• **Task directions**
Extract only the first line of the listing and every line after it up to and including the one with "(0,0) rectangle (25,-22.925);". Omit the pictures.

• **Data provided**
----------------------------------------
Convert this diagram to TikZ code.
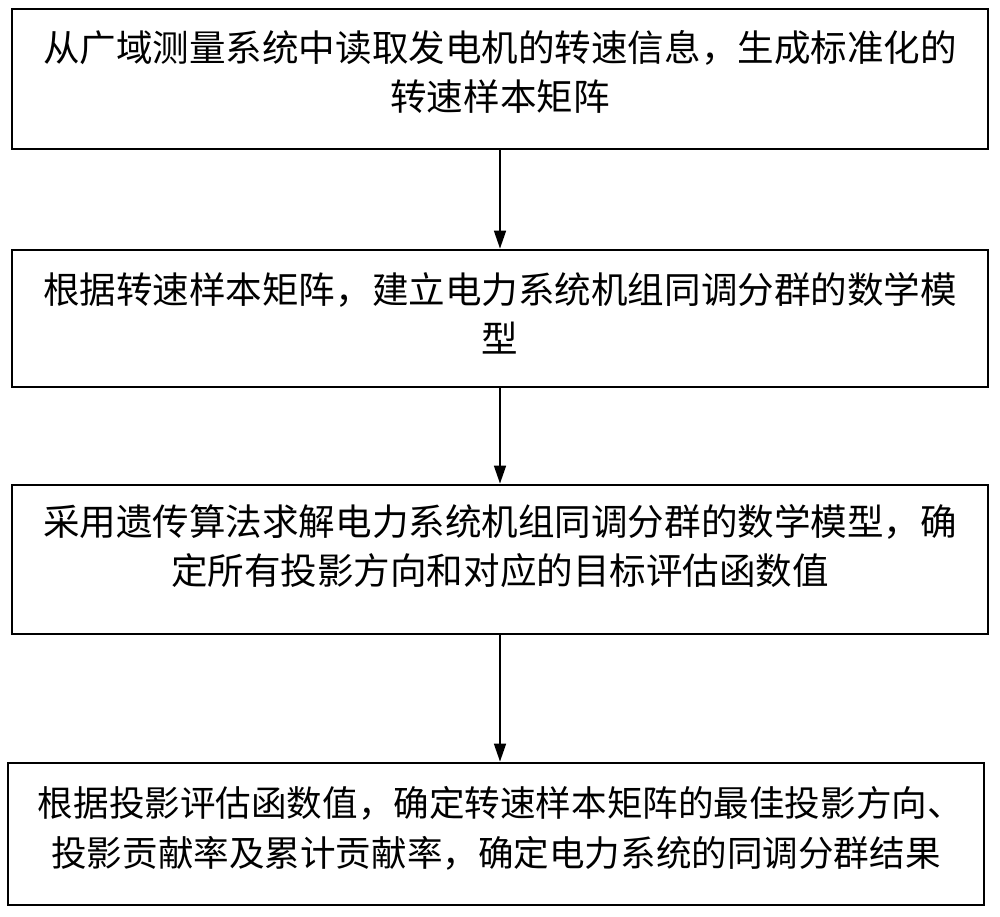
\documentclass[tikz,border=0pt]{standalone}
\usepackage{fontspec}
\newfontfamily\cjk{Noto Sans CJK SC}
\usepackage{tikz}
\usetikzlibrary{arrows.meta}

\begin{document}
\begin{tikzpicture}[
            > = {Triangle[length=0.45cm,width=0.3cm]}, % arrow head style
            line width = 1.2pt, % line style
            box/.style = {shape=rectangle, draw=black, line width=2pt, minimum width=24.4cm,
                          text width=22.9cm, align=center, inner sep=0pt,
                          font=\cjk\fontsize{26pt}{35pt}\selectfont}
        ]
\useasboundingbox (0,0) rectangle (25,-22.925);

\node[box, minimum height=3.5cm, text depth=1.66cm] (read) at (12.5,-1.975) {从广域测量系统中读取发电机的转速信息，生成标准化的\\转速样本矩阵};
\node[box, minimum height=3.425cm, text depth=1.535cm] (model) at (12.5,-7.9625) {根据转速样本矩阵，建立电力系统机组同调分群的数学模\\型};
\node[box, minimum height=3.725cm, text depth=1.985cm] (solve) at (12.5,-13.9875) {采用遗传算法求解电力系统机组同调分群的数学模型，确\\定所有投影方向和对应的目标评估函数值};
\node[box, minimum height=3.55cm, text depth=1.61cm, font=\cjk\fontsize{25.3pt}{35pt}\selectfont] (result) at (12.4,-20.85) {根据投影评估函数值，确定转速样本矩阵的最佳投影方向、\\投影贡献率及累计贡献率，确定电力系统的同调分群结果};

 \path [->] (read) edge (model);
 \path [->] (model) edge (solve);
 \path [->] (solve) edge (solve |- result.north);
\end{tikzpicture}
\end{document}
----------------------------------------
• **Answer to the task**
Convert this diagram to TikZ code.
\documentclass[tikz,border=0pt]{standalone}
\usepackage{fontspec}
\newfontfamily\cjk{Noto Sans CJK SC}
\usepackage{tikz}
\usetikzlibrary{arrows.meta}

\begin{document}
\begin{tikzpicture}[
            > = {Triangle[length=0.45cm,width=0.3cm]}, % arrow head style
            line width = 1.2pt, % line style
            box/.style = {shape=rectangle, draw=black, line width=2pt, minimum width=24.4cm,
                          text width=22.9cm, align=center, inner sep=0pt,
                          font=\cjk\fontsize{26pt}{35pt}\selectfont}
        ]
\useasboundingbox (0,0) rectangle (25,-22.925);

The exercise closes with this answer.